[Start]

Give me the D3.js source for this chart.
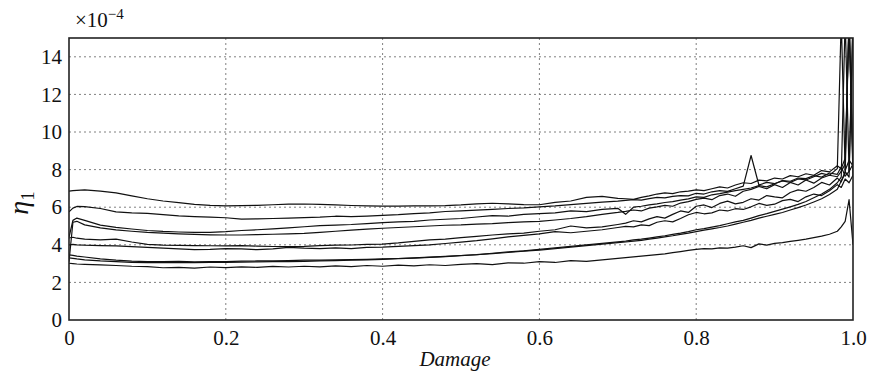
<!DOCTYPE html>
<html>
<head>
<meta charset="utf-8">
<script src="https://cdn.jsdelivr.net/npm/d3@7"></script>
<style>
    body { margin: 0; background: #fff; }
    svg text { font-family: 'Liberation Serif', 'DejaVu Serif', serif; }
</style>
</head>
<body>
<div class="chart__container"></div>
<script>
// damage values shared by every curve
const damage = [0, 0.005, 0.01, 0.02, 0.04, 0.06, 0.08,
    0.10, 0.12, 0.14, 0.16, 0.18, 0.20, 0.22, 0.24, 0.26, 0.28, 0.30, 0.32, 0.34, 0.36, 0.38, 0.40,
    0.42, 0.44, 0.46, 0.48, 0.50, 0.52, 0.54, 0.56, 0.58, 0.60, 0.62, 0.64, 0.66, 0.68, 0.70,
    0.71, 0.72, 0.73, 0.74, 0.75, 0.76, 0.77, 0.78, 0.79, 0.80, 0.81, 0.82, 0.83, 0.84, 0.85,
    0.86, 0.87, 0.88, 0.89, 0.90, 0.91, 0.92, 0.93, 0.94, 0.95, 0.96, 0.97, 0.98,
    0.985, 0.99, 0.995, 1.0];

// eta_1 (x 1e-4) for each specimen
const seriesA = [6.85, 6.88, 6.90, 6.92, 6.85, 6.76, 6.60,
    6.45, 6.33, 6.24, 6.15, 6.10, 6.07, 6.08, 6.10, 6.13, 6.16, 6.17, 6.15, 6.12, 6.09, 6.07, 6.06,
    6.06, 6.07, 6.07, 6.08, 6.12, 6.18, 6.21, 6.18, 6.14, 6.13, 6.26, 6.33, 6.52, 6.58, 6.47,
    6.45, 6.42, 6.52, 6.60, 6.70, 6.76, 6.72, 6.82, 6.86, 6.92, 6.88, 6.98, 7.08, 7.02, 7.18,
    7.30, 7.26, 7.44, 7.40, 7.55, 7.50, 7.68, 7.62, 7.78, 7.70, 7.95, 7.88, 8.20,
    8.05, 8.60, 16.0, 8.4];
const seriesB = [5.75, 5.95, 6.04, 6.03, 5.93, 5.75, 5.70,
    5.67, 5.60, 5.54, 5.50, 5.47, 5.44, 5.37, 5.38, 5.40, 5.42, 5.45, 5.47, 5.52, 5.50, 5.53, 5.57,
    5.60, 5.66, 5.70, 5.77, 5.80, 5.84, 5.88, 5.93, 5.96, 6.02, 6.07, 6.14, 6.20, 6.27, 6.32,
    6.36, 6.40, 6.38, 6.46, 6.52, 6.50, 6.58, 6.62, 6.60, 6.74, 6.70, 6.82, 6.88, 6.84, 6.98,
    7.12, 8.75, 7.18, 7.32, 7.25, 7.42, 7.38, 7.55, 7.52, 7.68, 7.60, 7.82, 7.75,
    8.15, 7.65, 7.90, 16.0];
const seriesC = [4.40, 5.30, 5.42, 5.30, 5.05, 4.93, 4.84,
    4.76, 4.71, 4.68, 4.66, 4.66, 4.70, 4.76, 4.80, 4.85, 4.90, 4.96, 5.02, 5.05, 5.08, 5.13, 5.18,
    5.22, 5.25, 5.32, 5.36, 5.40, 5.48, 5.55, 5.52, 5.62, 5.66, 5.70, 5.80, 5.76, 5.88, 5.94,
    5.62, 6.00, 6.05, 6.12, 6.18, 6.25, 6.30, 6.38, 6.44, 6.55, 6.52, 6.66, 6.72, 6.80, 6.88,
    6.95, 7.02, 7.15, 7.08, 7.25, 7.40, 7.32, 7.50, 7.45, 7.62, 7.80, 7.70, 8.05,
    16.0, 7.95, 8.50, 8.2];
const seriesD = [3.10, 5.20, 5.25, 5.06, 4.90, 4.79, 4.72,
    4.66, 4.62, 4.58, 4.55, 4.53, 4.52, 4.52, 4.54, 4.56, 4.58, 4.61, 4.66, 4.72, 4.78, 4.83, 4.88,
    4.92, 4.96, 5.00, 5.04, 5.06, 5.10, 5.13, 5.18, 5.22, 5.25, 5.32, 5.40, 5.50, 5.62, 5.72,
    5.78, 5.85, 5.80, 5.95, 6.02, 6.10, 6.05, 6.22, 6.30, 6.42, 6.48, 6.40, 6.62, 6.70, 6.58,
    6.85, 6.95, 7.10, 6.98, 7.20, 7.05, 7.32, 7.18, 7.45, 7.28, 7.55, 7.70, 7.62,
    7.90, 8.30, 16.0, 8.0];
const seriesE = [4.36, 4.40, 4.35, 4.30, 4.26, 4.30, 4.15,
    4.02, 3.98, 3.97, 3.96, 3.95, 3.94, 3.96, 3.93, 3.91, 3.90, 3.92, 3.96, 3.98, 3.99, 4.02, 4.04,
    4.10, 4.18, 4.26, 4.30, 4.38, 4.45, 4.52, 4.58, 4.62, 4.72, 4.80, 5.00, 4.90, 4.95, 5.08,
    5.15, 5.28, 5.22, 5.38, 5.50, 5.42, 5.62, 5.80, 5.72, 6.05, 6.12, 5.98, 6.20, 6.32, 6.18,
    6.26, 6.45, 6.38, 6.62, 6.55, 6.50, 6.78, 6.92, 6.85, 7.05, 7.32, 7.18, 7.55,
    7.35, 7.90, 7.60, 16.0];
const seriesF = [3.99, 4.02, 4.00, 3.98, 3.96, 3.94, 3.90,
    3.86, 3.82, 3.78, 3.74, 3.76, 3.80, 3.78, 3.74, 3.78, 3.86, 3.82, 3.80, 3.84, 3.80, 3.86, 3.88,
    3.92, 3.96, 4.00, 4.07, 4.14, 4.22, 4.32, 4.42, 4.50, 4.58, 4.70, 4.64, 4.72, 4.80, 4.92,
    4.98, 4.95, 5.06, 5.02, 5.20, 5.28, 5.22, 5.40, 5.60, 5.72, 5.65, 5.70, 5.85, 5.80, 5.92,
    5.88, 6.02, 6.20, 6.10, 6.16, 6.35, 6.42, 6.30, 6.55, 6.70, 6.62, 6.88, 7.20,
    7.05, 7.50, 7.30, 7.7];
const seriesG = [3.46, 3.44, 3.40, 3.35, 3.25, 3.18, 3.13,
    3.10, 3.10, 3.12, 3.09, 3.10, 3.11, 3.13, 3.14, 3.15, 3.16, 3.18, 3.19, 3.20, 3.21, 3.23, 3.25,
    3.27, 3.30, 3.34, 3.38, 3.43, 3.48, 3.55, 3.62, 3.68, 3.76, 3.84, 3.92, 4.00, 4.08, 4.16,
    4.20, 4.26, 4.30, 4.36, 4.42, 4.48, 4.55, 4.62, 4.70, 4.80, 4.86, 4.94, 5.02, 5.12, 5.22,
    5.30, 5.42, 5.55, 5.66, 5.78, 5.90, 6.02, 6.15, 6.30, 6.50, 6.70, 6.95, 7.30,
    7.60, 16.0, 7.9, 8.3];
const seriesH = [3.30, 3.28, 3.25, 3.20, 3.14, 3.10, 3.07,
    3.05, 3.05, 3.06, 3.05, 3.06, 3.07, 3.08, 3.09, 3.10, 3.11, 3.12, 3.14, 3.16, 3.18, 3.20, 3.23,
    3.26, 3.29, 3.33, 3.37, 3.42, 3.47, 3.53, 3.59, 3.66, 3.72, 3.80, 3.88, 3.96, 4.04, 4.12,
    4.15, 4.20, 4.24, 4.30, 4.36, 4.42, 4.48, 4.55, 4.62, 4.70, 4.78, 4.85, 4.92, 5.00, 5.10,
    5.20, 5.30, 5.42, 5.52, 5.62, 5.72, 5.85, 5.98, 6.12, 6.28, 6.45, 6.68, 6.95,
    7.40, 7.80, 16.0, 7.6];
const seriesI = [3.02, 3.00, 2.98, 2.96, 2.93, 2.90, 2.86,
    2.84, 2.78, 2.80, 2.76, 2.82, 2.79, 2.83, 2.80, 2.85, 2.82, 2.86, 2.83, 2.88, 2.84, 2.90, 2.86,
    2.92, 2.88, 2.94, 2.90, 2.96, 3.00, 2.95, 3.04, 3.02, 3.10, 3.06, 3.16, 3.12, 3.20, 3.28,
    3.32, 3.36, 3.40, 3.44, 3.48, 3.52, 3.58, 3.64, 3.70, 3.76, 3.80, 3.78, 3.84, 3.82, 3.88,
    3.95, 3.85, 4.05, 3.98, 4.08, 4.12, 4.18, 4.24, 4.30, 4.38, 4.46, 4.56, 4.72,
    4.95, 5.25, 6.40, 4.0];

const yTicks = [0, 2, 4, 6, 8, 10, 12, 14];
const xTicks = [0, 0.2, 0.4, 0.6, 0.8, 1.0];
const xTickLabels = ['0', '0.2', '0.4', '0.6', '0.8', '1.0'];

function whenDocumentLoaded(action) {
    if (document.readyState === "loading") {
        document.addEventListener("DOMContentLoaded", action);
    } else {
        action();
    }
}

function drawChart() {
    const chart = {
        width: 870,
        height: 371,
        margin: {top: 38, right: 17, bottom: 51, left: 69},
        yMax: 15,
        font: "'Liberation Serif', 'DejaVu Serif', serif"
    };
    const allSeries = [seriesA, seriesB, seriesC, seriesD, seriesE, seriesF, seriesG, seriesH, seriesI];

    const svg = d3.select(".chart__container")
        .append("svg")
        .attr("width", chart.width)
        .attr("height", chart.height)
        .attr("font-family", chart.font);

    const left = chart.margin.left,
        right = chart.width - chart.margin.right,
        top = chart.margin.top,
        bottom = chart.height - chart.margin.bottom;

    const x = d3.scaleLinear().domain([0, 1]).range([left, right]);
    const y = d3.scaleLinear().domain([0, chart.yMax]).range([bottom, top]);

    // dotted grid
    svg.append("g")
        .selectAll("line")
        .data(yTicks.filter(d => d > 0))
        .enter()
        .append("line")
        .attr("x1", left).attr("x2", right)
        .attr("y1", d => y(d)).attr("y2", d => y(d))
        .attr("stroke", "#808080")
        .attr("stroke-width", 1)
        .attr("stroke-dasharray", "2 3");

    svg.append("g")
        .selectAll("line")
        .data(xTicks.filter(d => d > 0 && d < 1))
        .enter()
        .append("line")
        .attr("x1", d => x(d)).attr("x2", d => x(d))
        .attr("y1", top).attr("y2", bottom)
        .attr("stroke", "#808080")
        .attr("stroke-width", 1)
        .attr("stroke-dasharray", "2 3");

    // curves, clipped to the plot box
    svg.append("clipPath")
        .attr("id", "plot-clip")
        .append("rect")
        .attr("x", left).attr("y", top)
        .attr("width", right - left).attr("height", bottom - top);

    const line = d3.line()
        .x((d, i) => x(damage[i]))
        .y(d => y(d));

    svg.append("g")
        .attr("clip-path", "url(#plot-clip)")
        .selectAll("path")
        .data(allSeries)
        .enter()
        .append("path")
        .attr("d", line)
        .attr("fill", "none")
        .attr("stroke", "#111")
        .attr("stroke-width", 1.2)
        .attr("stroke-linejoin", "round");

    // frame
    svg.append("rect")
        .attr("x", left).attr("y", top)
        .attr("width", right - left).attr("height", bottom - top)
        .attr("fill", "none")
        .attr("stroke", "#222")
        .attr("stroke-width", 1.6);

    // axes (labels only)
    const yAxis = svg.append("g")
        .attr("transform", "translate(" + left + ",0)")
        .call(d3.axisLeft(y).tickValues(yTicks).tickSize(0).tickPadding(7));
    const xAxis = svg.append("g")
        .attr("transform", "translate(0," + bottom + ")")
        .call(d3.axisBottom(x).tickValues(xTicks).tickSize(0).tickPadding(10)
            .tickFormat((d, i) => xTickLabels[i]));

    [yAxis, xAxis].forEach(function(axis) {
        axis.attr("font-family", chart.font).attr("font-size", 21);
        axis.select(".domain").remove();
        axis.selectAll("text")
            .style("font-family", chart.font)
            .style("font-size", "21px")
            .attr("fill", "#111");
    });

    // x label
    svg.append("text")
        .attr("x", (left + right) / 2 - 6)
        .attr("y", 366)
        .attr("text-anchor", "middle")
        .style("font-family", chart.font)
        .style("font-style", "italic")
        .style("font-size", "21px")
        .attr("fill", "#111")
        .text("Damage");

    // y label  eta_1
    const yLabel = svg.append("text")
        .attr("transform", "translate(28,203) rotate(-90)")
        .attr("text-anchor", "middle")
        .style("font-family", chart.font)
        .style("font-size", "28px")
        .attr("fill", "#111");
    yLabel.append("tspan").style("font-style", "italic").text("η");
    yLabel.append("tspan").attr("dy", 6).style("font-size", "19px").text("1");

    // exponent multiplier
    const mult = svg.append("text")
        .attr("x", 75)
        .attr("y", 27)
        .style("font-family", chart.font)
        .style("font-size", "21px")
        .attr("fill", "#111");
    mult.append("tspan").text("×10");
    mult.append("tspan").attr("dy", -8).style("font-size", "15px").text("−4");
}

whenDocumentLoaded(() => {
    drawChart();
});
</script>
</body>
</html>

[End]

Reproduce exactly the run of lines that opens the listing and closes with the line holding "0.985, 0.99, 0.995, 1.0];". Pictures are excluded.

Give me the D3.js source for this chart.
<!DOCTYPE html>
<html>
<head>
<meta charset="utf-8">
<script src="https://cdn.jsdelivr.net/npm/d3@7"></script>
<style>
    body { margin: 0; background: #fff; }
    svg text { font-family: 'Liberation Serif', 'DejaVu Serif', serif; }
</style>
</head>
<body>
<div class="chart__container"></div>
<script>
// damage values shared by every curve
const damage = [0, 0.005, 0.01, 0.02, 0.04, 0.06, 0.08,
    0.10, 0.12, 0.14, 0.16, 0.18, 0.20, 0.22, 0.24, 0.26, 0.28, 0.30, 0.32, 0.34, 0.36, 0.38, 0.40,
    0.42, 0.44, 0.46, 0.48, 0.50, 0.52, 0.54, 0.56, 0.58, 0.60, 0.62, 0.64, 0.66, 0.68, 0.70,
    0.71, 0.72, 0.73, 0.74, 0.75, 0.76, 0.77, 0.78, 0.79, 0.80, 0.81, 0.82, 0.83, 0.84, 0.85,
    0.86, 0.87, 0.88, 0.89, 0.90, 0.91, 0.92, 0.93, 0.94, 0.95, 0.96, 0.97, 0.98,
    0.985, 0.99, 0.995, 1.0];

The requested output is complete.